## begin PROVIDED MATERIAL
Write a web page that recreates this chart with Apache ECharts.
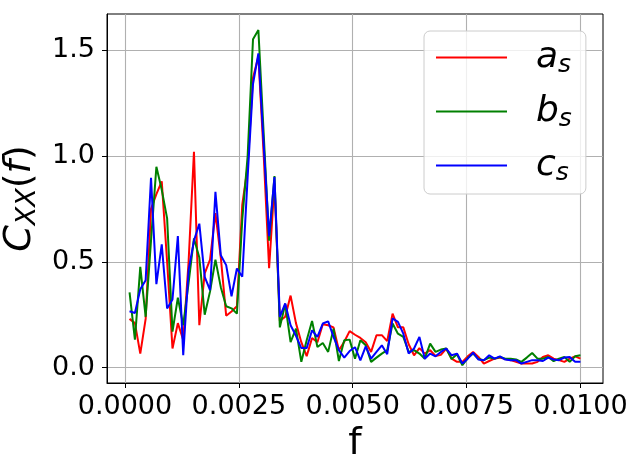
<!DOCTYPE html>
<html><head><meta charset="utf-8">
<script src="https://cdn.jsdelivr.net/npm/echarts@6/dist/echarts.min.js"></script>
<style>html,body{margin:0;padding:0;background:#fff}#c{width:638px;height:470px}</style>
</head><body><div id="c"></div>
<script>
const freq = [0.0001,0.0002179,0.0003357,0.0004536,0.0005714,0.0006893,0.0008071,0.000925,0.0010429,0.0011607,
0.0012786,0.0013964,0.0015143,0.0016321,0.00175,0.0018679,0.0019857,0.0021036,0.0022214,0.0023393,
0.0024571,0.002575,0.0026929,0.0028107,0.0029286,0.0030464,0.0031643,0.0032821,0.0034,0.0035179,
0.0036357,0.0037536,0.0038714,0.0039893,0.0041071,0.004225,0.0043429,0.0044607,0.0045786,0.0046964,
0.0048143,0.0049321,0.00505,0.0051679,0.0052857,0.0054036,0.0055214,0.0056393,0.0057571,0.005875,
0.0059929,0.0061107,0.0062286,0.0063464,0.0064643,0.0065821,0.0067,0.0068179,0.0069357,0.0070536,
0.0071714,0.0072893,0.0074071,0.007525,0.0076429,0.0077607,0.0078786,0.0079964,0.0081143,0.0082321,
0.00835,0.0084679,0.0085857,0.0087036,0.0088214,0.0089393,0.0090571,0.009175,0.0092929,0.0094107,
0.0095286,0.0096464,0.0097643,0.0098821,0.01];
const aS = [0.23,0.21,0.066,0.23,0.75,0.82,0.88,0.5,0.09,0.21,
0.13,0.5,1.02,0.2,0.445,0.51,0.73,0.52,0.245,0.265,
0.29,0.77,0.95,1.37,1.47,1.0,0.47,0.87,0.22,0.24,
0.34,0.21,0.12,0.054,0.14,0.12,0.205,0.2,0.19,0.082,
0.122,0.172,0.155,0.14,0.12,0.074,0.153,0.153,0.125,0.255,
0.19,0.19,0.11,0.058,0.092,0.066,0.082,0.055,0.06,0.09,
0.042,0.027,0.027,0.053,0.074,0.05,0.019,0.031,0.042,0.047,
0.04,0.035,0.027,0.019,0.019,0.019,0.027,0.05,0.058,0.042,
0.035,0.027,0.042,0.053,0.042];
const bS = [0.355,0.132,0.476,0.24,0.6,0.949,0.84,0.705,0.17,0.33,
0.2,0.4,0.61,0.52,0.25,0.36,0.51,0.38,0.29,0.28,
0.255,0.7,1.0,1.552,1.595,1.1,0.6,0.905,0.19,0.3,
0.12,0.184,0.027,0.129,0.22,0.097,0.116,0.074,0.184,0.031,
0.129,0.132,0.042,0.129,0.105,0.027,0.047,0.066,0.082,0.208,
0.16,0.145,0.074,0.082,0.066,0.042,0.113,0.074,0.085,0.09,
0.04,0.063,0.011,0.045,0.066,0.04,0.035,0.047,0.042,0.05,
0.042,0.042,0.038,0.027,0.047,0.069,0.042,0.042,0.05,0.03,
0.042,0.05,0.027,0.053,0.058];
const cS = [0.266,0.258,0.37,0.413,0.897,0.394,0.582,0.279,0.322,0.621,
0.058,0.46,0.6,0.68,0.429,0.366,0.831,0.531,0.484,0.337,
0.468,0.429,0.9,1.34,1.485,1.05,0.621,0.9,0.239,0.303,
0.2,0.15,0.092,0.092,0.176,0.145,0.208,0.218,0.145,0.082,
0.047,0.078,0.096,0.034,0.1,0.042,0.074,0.105,0.063,0.232,
0.216,0.16,0.066,0.09,0.145,0.042,0.066,0.053,0.074,0.09,
0.058,0.066,0.019,0.042,0.07,0.038,0.035,0.058,0.042,0.053,
0.038,0.035,0.035,0.019,0.027,0.035,0.035,0.031,0.047,0.038,
0.035,0.047,0.05,0.027,0.027];
const xTicks = [0, 0.0025, 0.005, 0.0075, 0.01];
const yTicks = [0, 0.5, 1.0, 1.5];
const seriesNames = ['a_s', 'b_s', 'c_s'];
const seriesColors = ['#ff0000', '#008000', '#0000ff'];
const seriesData = [aS, bS, cS];

const FONT = 'DejaVu Sans';
const chart = echarts.init(document.getElementById('c'), null, {renderer: 'canvas'});
const gridStyle = {show: true, lineStyle: {color: '#b0b0b0', width: 1.1, type: 'solid'}};
chart.setOption({
  animation: false,
  backgroundColor: '#ffffff',
  grid: {left: 107, right: 35, top: 14, bottom: 87, show: true, borderColor: '#000', borderWidth: 1,
    containLabel: false, outerBoundsMode: 'none'},
  xAxis: {
    type: 'value', min: -0.000395, max: 0.010495,
    name: 'f', nameLocation: 'middle', nameGap: 42,
    nameTextStyle: {fontFamily: FONT, fontSize: 38, color: '#000'},
    axisLine: {show: true, onZero: false, lineStyle: {color: '#000', width: 1}},
    axisTick: {show: true, inside: false, length: 5, lineStyle: {color: '#000', width: 1}, customValues: xTicks},
    axisLabel: {show: true, margin: 10, fontFamily: FONT, fontSize: 27, color: '#000', customValues: xTicks,
      formatter: v => v.toFixed(4)},
    splitLine: gridStyle
  },
  yAxis: {
    type: 'value', min: -0.073, max: 1.671,
    name: '{i|C}{sub|XX}{n|(}{i|f}{n|)}', nameLocation: 'middle', nameGap: 57, nameRotate: 90,
    nameTextStyle: {fontFamily: FONT, fontSize: 38, color: '#000',
      rich: {
        i: {fontFamily: FONT, fontSize: 38, fontStyle: 'italic', color: '#000'},
        n: {fontFamily: FONT, fontSize: 38, color: '#000'},
        sub: {fontFamily: FONT, fontSize: 27, fontStyle: 'italic', color: '#000', padding: [16, 0, 0, 0]}
      }},
    axisLine: {show: true, onZero: false, lineStyle: {color: '#000', width: 1}},
    axisTick: {show: true, inside: false, length: 5, lineStyle: {color: '#000', width: 1}, customValues: yTicks},
    axisLabel: {show: true, margin: 12, fontFamily: FONT, fontSize: 27, color: '#000', customValues: yTicks,
      formatter: v => v.toFixed(1)},
    splitLine: gridStyle
  },
  legend: {
    orient: 'vertical', left: 424, top: 31,
    padding: [6, 14, 8, 12], itemGap: 13,
    itemWidth: 71, itemHeight: 2.2, icon: 'rect',
    backgroundColor: 'rgba(255,255,255,0.8)', borderColor: '#cccccc', borderWidth: 1, borderRadius: 6,
    data: seriesNames,
    formatter: name => '{m|' + name.split('_')[0] + '}{s|' + name.split('_')[1] + '}',
    textStyle: {
      padding: [0, 0, 0, 24],
      rich: {
        m: {fontFamily: FONT, fontSize: 36, fontStyle: 'italic', color: '#000', lineHeight: 40},
        s: {fontFamily: FONT, fontSize: 25, fontStyle: 'italic', color: '#000', padding: [16, 0, 0, 0], lineHeight: 40}
      }
    }
  },
  series: seriesNames.map((n, k) => ({
    name: n, type: 'line', showSymbol: false, symbol: 'none',
    color: seriesColors[k],
    lineStyle: {color: seriesColors[k], width: 2},
    data: freq.map((f, i) => [f, seriesData[k][i]]),
    z: 2 + k
  }))
});
</script></body></html>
## end PROVIDED MATERIAL
● SET EXERCISE
Skipping the pictures, transcribe each line above exactly as it appears.

● RESULT
Write a web page that recreates this chart with Apache ECharts.
<!DOCTYPE html>
<html><head><meta charset="utf-8">
<script src="https://cdn.jsdelivr.net/npm/echarts@6/dist/echarts.min.js"></script>
<style>html,body{margin:0;padding:0;background:#fff}#c{width:638px;height:470px}</style>
</head><body><div id="c"></div>
<script>
const freq = [0.0001,0.0002179,0.0003357,0.0004536,0.0005714,0.0006893,0.0008071,0.000925,0.0010429,0.0011607,
0.0012786,0.0013964,0.0015143,0.0016321,0.00175,0.0018679,0.0019857,0.0021036,0.0022214,0.0023393,
0.0024571,0.002575,0.0026929,0.0028107,0.0029286,0.0030464,0.0031643,0.0032821,0.0034,0.0035179,
0.0036357,0.0037536,0.0038714,0.0039893,0.0041071,0.004225,0.0043429,0.0044607,0.0045786,0.0046964,
0.0048143,0.0049321,0.00505,0.0051679,0.0052857,0.0054036,0.0055214,0.0056393,0.0057571,0.005875,
0.0059929,0.0061107,0.0062286,0.0063464,0.0064643,0.0065821,0.0067,0.0068179,0.0069357,0.0070536,
0.0071714,0.0072893,0.0074071,0.007525,0.0076429,0.0077607,0.0078786,0.0079964,0.0081143,0.0082321,
0.00835,0.0084679,0.0085857,0.0087036,0.0088214,0.0089393,0.0090571,0.009175,0.0092929,0.0094107,
0.0095286,0.0096464,0.0097643,0.0098821,0.01];
const aS = [0.23,0.21,0.066,0.23,0.75,0.82,0.88,0.5,0.09,0.21,
0.13,0.5,1.02,0.2,0.445,0.51,0.73,0.52,0.245,0.265,
0.29,0.77,0.95,1.37,1.47,1.0,0.47,0.87,0.22,0.24,
0.34,0.21,0.12,0.054,0.14,0.12,0.205,0.2,0.19,0.082,
0.122,0.172,0.155,0.14,0.12,0.074,0.153,0.153,0.125,0.255,
0.19,0.19,0.11,0.058,0.092,0.066,0.082,0.055,0.06,0.09,
0.042,0.027,0.027,0.053,0.074,0.05,0.019,0.031,0.042,0.047,
0.04,0.035,0.027,0.019,0.019,0.019,0.027,0.05,0.058,0.042,
0.035,0.027,0.042,0.053,0.042];
const bS = [0.355,0.132,0.476,0.24,0.6,0.949,0.84,0.705,0.17,0.33,
0.2,0.4,0.61,0.52,0.25,0.36,0.51,0.38,0.29,0.28,
0.255,0.7,1.0,1.552,1.595,1.1,0.6,0.905,0.19,0.3,
0.12,0.184,0.027,0.129,0.22,0.097,0.116,0.074,0.184,0.031,
0.129,0.132,0.042,0.129,0.105,0.027,0.047,0.066,0.082,0.208,
0.16,0.145,0.074,0.082,0.066,0.042,0.113,0.074,0.085,0.09,
0.04,0.063,0.011,0.045,0.066,0.04,0.035,0.047,0.042,0.05,
0.042,0.042,0.038,0.027,0.047,0.069,0.042,0.042,0.05,0.03,
0.042,0.05,0.027,0.053,0.058];
const cS = [0.266,0.258,0.37,0.413,0.897,0.394,0.582,0.279,0.322,0.621,
0.058,0.46,0.6,0.68,0.429,0.366,0.831,0.531,0.484,0.337,
0.468,0.429,0.9,1.34,1.485,1.05,0.621,0.9,0.239,0.303,
0.2,0.15,0.092,0.092,0.176,0.145,0.208,0.218,0.145,0.082,
0.047,0.078,0.096,0.034,0.1,0.042,0.074,0.105,0.063,0.232,
0.216,0.16,0.066,0.09,0.145,0.042,0.066,0.053,0.074,0.09,
0.058,0.066,0.019,0.042,0.07,0.038,0.035,0.058,0.042,0.053,
0.038,0.035,0.035,0.019,0.027,0.035,0.035,0.031,0.047,0.038,
0.035,0.047,0.05,0.027,0.027];
const xTicks = [0, 0.0025, 0.005, 0.0075, 0.01];
const yTicks = [0, 0.5, 1.0, 1.5];
const seriesNames = ['a_s', 'b_s', 'c_s'];
const seriesColors = ['#ff0000', '#008000', '#0000ff'];
const seriesData = [aS, bS, cS];

const FONT = 'DejaVu Sans';
const chart = echarts.init(document.getElementById('c'), null, {renderer: 'canvas'});
const gridStyle = {show: true, lineStyle: {color: '#b0b0b0', width: 1.1, type: 'solid'}};
chart.setOption({
  animation: false,
  backgroundColor: '#ffffff',
  grid: {left: 107, right: 35, top: 14, bottom: 87, show: true, borderColor: '#000', borderWidth: 1,
    containLabel: false, outerBoundsMode: 'none'},
  xAxis: {
    type: 'value', min: -0.000395, max: 0.010495,
    name: 'f', nameLocation: 'middle', nameGap: 42,
    nameTextStyle: {fontFamily: FONT, fontSize: 38, color: '#000'},
    axisLine: {show: true, onZero: false, lineStyle: {color: '#000', width: 1}},
    axisTick: {show: true, inside: false, length: 5, lineStyle: {color: '#000', width: 1}, customValues: xTicks},
    axisLabel: {show: true, margin: 10, fontFamily: FONT, fontSize: 27, color: '#000', customValues: xTicks,
      formatter: v => v.toFixed(4)},
    splitLine: gridStyle
  },
  yAxis: {
    type: 'value', min: -0.073, max: 1.671,
    name: '{i|C}{sub|XX}{n|(}{i|f}{n|)}', nameLocation: 'middle', nameGap: 57, nameRotate: 90,
    nameTextStyle: {fontFamily: FONT, fontSize: 38, color: '#000',
      rich: {
        i: {fontFamily: FONT, fontSize: 38, fontStyle: 'italic', color: '#000'},
        n: {fontFamily: FONT, fontSize: 38, color: '#000'},
        sub: {fontFamily: FONT, fontSize: 27, fontStyle: 'italic', color: '#000', padding: [16, 0, 0, 0]}
      }},
    axisLine: {show: true, onZero: false, lineStyle: {color: '#000', width: 1}},
    axisTick: {show: true, inside: false, length: 5, lineStyle: {color: '#000', width: 1}, customValues: yTicks},
    axisLabel: {show: true, margin: 12, fontFamily: FONT, fontSize: 27, color: '#000', customValues: yTicks,
      formatter: v => v.toFixed(1)},
    splitLine: gridStyle
  },
  legend: {
    orient: 'vertical', left: 424, top: 31,
    padding: [6, 14, 8, 12], itemGap: 13,
    itemWidth: 71, itemHeight: 2.2, icon: 'rect',
    backgroundColor: 'rgba(255,255,255,0.8)', borderColor: '#cccccc', borderWidth: 1, borderRadius: 6,
    data: seriesNames,
    formatter: name => '{m|' + name.split('_')[0] + '}{s|' + name.split('_')[1] + '}',
    textStyle: {
      padding: [0, 0, 0, 24],
      rich: {
        m: {fontFamily: FONT, fontSize: 36, fontStyle: 'italic', color: '#000', lineHeight: 40},
        s: {fontFamily: FONT, fontSize: 25, fontStyle: 'italic', color: '#000', padding: [16, 0, 0, 0], lineHeight: 40}
      }
    }
  },
  series: seriesNames.map((n, k) => ({
    name: n, type: 'line', showSymbol: false, symbol: 'none',
    color: seriesColors[k],
    lineStyle: {color: seriesColors[k], width: 2},
    data: freq.map((f, i) => [f, seriesData[k][i]]),
    z: 2 + k
  }))
});
</script></body></html>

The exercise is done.